As seen on the convoluted route home from dialysis on Friday: 50 Ocean Parkway, the building where Glenn Greenberg and I shared an apartment between 1995 and 1997. I pass it on the highway every morning and can see it, but it's always too far away to photograph. This was taken from inside the Masada car as we passed by it. I was the only person of color in the building and maybe even the neighborhood, and I often got the suspicious side-eye from the locals.

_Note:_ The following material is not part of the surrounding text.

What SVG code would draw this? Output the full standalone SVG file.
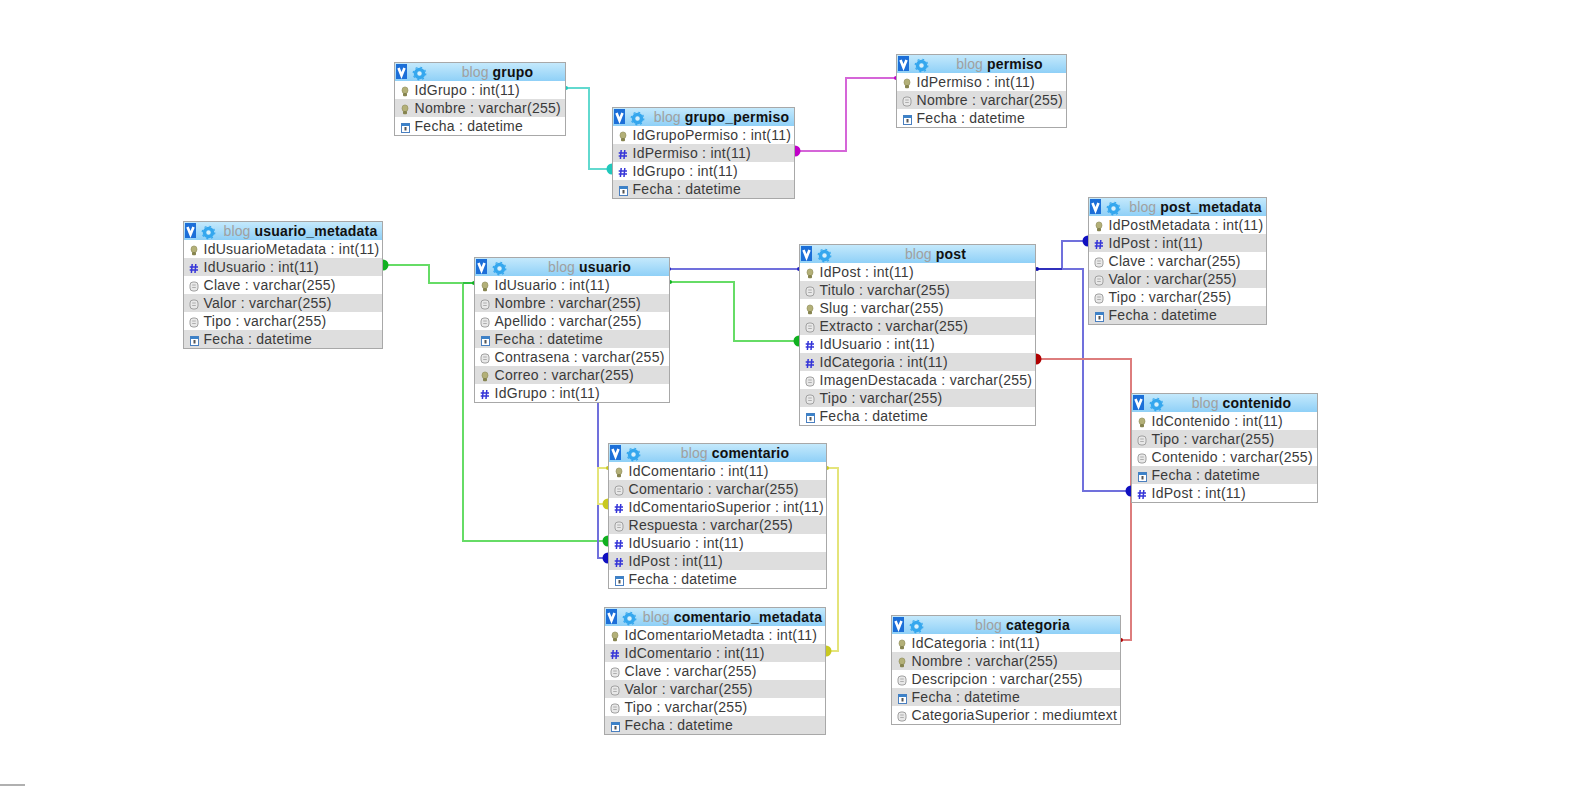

Worst of all were the Russians who lived in the building. One day when I was coming home loaded down with groceries, I waited for the lobby's elevator, and when it opened a Russian woman and her daughter stepped out. The mother's eyes went wide when she saw me, she covered her child's eyes as she hastily herded her out into the lobby. All the while she dressed me down in Russian, which I could not understand. Upon making it into out apartment, as I put the groceries away I told Glenn of what had occurred. Suddenly, our doorbell rang and Glenn went to answer it. He called to me and said "It's for you" with a note of confusion in his voice. I went to the door and it was the Russian woman, only this time she had brought several people whom I assume were several members of her family. She pointed at me and again let fly with a torrent of Russian, and from the context I gathered that she was a neighbor on our floor and that she was pointing out both me and where I lived for the benefit of her kinfolk. It was a stretch to think that she had some sort of magical Russian negro-detecting sense, because she did not follow me in the elevator, so I guess she must have previously observed me coming and going through her apartment's peephole. Anyway, I never saw her again, which was no loss whatsoever.

I wonder what the neighborhood is like now. It was the kind of neighborhood where everything closed by 9pm, even the local conveniences stores/bodegas, so there was pretty much nothing to do there after the sun went down And from the look of it, I think the old video rental place is long gone, which leads me to wonder what became of its owner. He was a stereotypically flaming older guy who attempted to cruise me whenever I was in there. Good VHS rental place, though. It had a lot of hard-to-find out-of-print items, and it. was where I first saw and fell in love with SWITCHBLADE SISTERS (1975).